» **Written exercise**
Write out the listing, please, but only from its first line through the line containing "0.8, 0.8, 0.8, 0.8, 0.8, 0.35, 0.35, 0.35, 0.35, 0.35]", exactly as given and without pictures.

» **Stored data**
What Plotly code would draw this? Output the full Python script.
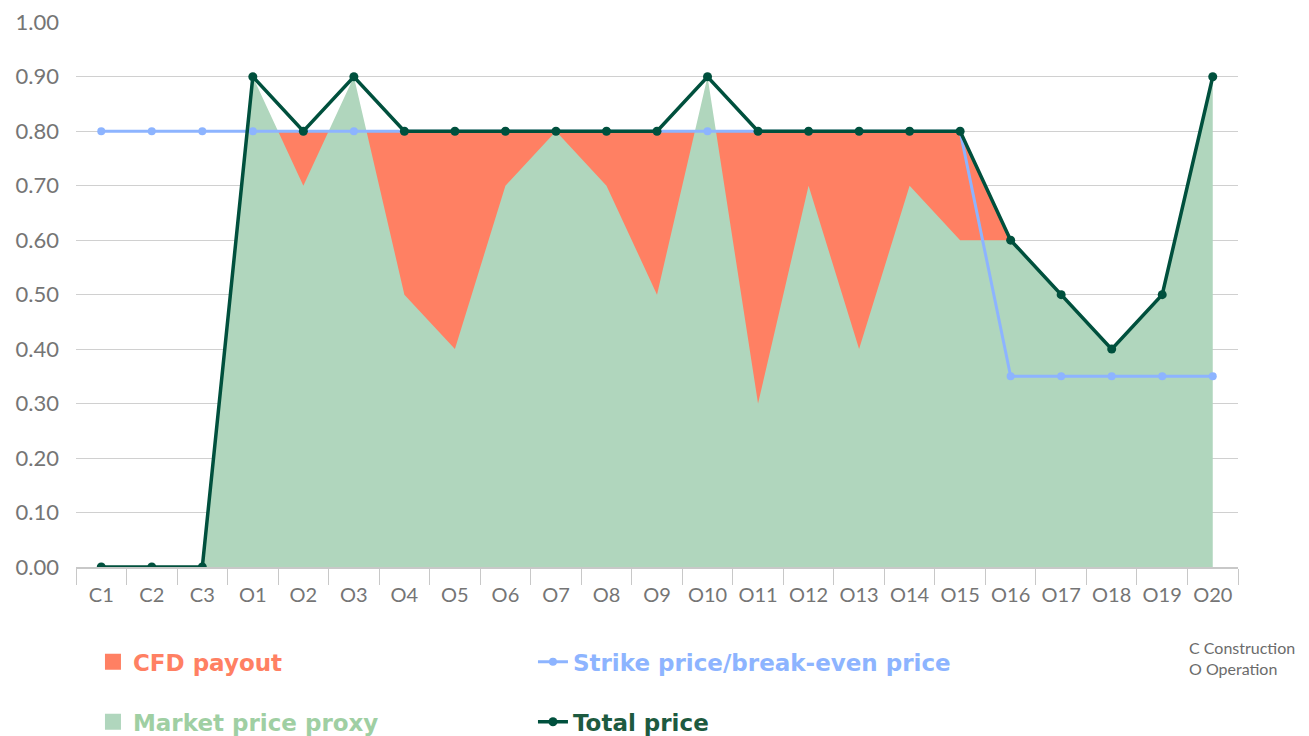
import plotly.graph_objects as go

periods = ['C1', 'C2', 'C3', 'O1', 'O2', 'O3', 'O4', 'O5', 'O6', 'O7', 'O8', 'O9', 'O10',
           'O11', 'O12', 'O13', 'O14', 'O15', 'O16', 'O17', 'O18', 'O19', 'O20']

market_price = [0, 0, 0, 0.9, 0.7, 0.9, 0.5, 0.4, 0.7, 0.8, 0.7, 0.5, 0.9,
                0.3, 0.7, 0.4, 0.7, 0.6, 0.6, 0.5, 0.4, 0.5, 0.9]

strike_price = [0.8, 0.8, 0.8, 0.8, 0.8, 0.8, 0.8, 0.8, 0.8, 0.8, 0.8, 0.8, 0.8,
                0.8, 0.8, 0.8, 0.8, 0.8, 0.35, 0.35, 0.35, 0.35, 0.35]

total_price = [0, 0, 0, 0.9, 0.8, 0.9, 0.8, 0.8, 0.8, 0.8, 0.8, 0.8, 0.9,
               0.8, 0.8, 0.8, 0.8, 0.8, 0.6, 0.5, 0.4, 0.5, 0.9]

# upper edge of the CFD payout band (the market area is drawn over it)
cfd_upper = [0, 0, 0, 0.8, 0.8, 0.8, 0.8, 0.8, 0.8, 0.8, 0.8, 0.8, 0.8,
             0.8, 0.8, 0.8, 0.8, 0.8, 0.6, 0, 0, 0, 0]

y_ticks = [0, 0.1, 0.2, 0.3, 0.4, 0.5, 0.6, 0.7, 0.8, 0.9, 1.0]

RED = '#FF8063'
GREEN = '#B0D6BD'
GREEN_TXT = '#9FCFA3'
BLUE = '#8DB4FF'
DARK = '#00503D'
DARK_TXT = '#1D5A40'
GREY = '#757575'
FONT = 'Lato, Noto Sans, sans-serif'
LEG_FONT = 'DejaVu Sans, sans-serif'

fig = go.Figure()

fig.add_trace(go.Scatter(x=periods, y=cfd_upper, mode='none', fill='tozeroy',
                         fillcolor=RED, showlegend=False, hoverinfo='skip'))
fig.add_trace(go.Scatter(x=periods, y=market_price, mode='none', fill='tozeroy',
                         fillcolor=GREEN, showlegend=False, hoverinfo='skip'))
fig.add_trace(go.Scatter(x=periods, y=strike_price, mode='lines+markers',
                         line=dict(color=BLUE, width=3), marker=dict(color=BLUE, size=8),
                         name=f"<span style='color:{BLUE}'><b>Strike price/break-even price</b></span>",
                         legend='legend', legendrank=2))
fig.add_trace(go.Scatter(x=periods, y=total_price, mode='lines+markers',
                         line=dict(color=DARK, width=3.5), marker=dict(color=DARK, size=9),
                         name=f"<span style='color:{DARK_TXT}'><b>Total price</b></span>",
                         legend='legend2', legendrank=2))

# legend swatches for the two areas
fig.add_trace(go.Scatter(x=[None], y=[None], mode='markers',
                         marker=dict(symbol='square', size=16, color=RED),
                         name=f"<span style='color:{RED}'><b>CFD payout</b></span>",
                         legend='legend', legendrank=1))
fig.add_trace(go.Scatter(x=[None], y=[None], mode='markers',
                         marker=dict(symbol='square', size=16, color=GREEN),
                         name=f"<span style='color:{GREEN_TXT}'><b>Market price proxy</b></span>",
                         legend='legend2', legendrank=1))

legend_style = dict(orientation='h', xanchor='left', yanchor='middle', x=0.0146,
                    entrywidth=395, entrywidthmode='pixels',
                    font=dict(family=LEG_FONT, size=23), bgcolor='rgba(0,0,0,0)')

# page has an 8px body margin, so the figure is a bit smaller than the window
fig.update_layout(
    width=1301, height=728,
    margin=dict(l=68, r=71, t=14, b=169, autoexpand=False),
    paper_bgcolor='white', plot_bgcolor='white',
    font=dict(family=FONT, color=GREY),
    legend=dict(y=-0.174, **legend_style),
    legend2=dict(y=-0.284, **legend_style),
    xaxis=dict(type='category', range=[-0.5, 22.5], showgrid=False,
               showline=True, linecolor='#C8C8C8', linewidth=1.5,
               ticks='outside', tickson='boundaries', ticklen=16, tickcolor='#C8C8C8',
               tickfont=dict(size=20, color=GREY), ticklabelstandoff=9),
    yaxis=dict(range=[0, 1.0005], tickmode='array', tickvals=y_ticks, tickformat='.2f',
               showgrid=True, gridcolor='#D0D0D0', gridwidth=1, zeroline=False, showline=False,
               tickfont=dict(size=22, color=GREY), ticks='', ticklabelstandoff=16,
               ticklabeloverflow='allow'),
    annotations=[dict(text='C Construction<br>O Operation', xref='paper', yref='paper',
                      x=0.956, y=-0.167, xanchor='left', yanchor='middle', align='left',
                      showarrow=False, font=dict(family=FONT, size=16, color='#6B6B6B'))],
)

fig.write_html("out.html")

» **Written response**
What Plotly code would draw this? Output the full Python script.
import plotly.graph_objects as go

periods = ['C1', 'C2', 'C3', 'O1', 'O2', 'O3', 'O4', 'O5', 'O6', 'O7', 'O8', 'O9', 'O10',
           'O11', 'O12', 'O13', 'O14', 'O15', 'O16', 'O17', 'O18', 'O19', 'O20']

market_price = [0, 0, 0, 0.9, 0.7, 0.9, 0.5, 0.4, 0.7, 0.8, 0.7, 0.5, 0.9,
                0.3, 0.7, 0.4, 0.7, 0.6, 0.6, 0.5, 0.4, 0.5, 0.9]

strike_price = [0.8, 0.8, 0.8, 0.8, 0.8, 0.8, 0.8, 0.8, 0.8, 0.8, 0.8, 0.8, 0.8,
                0.8, 0.8, 0.8, 0.8, 0.8, 0.35, 0.35, 0.35, 0.35, 0.35]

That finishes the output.